→ Requirement: Extract, without alteration, each line from the start of the listing to the line bearing "67], [22.68, 128]];".

→ Recorded information:
Begin

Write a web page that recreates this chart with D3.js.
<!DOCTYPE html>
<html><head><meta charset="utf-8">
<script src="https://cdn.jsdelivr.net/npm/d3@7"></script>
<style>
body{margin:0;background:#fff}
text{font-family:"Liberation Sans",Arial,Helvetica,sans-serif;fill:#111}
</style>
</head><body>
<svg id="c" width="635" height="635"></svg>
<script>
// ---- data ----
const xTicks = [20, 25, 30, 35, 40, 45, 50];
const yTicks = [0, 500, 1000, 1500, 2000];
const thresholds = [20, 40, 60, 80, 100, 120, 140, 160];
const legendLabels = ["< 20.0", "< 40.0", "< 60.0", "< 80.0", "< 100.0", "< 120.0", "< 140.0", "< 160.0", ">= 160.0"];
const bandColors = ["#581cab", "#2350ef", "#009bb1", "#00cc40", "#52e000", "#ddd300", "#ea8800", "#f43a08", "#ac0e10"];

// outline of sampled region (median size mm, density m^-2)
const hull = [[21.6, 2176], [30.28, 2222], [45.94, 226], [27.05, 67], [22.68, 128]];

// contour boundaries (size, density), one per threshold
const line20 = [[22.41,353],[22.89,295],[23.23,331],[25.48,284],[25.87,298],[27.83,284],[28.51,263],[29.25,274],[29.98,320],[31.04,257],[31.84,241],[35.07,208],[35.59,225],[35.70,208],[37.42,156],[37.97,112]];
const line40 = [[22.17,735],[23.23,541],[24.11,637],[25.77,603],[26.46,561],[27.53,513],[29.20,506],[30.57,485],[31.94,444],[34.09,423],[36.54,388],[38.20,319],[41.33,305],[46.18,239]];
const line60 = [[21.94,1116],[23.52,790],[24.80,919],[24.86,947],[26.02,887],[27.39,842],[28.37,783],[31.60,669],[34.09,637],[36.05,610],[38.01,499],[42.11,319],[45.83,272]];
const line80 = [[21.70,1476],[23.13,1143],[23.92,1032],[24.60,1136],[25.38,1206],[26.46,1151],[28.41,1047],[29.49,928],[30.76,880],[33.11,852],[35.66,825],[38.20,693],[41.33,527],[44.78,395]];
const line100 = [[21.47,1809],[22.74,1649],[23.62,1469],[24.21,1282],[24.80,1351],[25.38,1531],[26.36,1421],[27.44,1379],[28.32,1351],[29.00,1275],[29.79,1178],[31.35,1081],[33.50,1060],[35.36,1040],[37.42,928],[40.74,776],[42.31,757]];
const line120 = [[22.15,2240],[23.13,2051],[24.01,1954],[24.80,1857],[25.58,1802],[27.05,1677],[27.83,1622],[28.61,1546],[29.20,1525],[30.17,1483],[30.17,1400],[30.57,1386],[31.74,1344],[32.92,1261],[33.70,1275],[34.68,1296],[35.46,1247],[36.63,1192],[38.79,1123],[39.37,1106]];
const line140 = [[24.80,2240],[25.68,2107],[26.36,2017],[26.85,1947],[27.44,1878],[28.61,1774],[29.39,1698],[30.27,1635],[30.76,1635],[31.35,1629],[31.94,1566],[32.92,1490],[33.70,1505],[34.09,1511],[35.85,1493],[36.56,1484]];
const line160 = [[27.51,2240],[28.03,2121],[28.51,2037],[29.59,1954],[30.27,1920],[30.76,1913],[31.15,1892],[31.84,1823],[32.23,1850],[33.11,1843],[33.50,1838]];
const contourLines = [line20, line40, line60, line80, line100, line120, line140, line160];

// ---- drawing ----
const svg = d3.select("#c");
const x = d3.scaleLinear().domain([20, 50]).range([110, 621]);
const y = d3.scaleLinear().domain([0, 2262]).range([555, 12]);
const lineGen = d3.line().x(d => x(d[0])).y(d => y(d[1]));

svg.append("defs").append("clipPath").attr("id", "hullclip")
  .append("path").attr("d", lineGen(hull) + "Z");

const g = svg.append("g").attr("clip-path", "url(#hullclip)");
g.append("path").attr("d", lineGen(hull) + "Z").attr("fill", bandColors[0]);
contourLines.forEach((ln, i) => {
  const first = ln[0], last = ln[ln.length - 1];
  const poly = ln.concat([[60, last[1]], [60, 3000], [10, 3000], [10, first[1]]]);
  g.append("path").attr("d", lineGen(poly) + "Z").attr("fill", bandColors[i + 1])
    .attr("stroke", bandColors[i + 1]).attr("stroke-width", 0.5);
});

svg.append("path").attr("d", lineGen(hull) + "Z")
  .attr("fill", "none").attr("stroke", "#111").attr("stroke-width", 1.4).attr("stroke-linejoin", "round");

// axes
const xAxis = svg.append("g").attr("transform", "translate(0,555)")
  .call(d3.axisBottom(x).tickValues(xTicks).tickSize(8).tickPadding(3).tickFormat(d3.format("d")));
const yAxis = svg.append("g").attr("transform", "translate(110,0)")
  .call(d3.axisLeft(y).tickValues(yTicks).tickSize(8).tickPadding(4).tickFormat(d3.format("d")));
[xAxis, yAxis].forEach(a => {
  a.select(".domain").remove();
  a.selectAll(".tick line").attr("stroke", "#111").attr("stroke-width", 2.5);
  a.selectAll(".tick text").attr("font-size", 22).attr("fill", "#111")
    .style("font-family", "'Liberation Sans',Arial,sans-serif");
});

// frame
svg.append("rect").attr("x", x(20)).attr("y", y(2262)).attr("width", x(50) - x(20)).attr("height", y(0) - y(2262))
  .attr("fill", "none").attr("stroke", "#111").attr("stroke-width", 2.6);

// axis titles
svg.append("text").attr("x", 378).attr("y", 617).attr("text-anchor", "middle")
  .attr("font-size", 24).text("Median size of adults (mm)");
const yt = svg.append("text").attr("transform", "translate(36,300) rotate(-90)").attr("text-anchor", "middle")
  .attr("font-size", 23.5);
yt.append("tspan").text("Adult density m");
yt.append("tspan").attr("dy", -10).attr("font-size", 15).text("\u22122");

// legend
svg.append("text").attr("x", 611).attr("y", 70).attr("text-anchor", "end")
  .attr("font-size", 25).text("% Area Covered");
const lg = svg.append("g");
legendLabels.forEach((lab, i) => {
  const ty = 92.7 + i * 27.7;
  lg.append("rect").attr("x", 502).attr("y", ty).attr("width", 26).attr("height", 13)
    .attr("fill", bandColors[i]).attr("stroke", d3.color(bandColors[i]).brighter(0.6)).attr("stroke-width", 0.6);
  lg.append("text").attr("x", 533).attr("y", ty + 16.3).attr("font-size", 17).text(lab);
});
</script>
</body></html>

End

→ Complete answer:
Write a web page that recreates this chart with D3.js.
<!DOCTYPE html>
<html><head><meta charset="utf-8">
<script src="https://cdn.jsdelivr.net/npm/d3@7"></script>
<style>
body{margin:0;background:#fff}
text{font-family:"Liberation Sans",Arial,Helvetica,sans-serif;fill:#111}
</style>
</head><body>
<svg id="c" width="635" height="635"></svg>
<script>
// ---- data ----
const xTicks = [20, 25, 30, 35, 40, 45, 50];
const yTicks = [0, 500, 1000, 1500, 2000];
const thresholds = [20, 40, 60, 80, 100, 120, 140, 160];
const legendLabels = ["< 20.0", "< 40.0", "< 60.0", "< 80.0", "< 100.0", "< 120.0", "< 140.0", "< 160.0", ">= 160.0"];
const bandColors = ["#581cab", "#2350ef", "#009bb1", "#00cc40", "#52e000", "#ddd300", "#ea8800", "#f43a08", "#ac0e10"];

// outline of sampled region (median size mm, density m^-2)
const hull = [[21.6, 2176], [30.28, 2222], [45.94, 226], [27.05, 67], [22.68, 128]];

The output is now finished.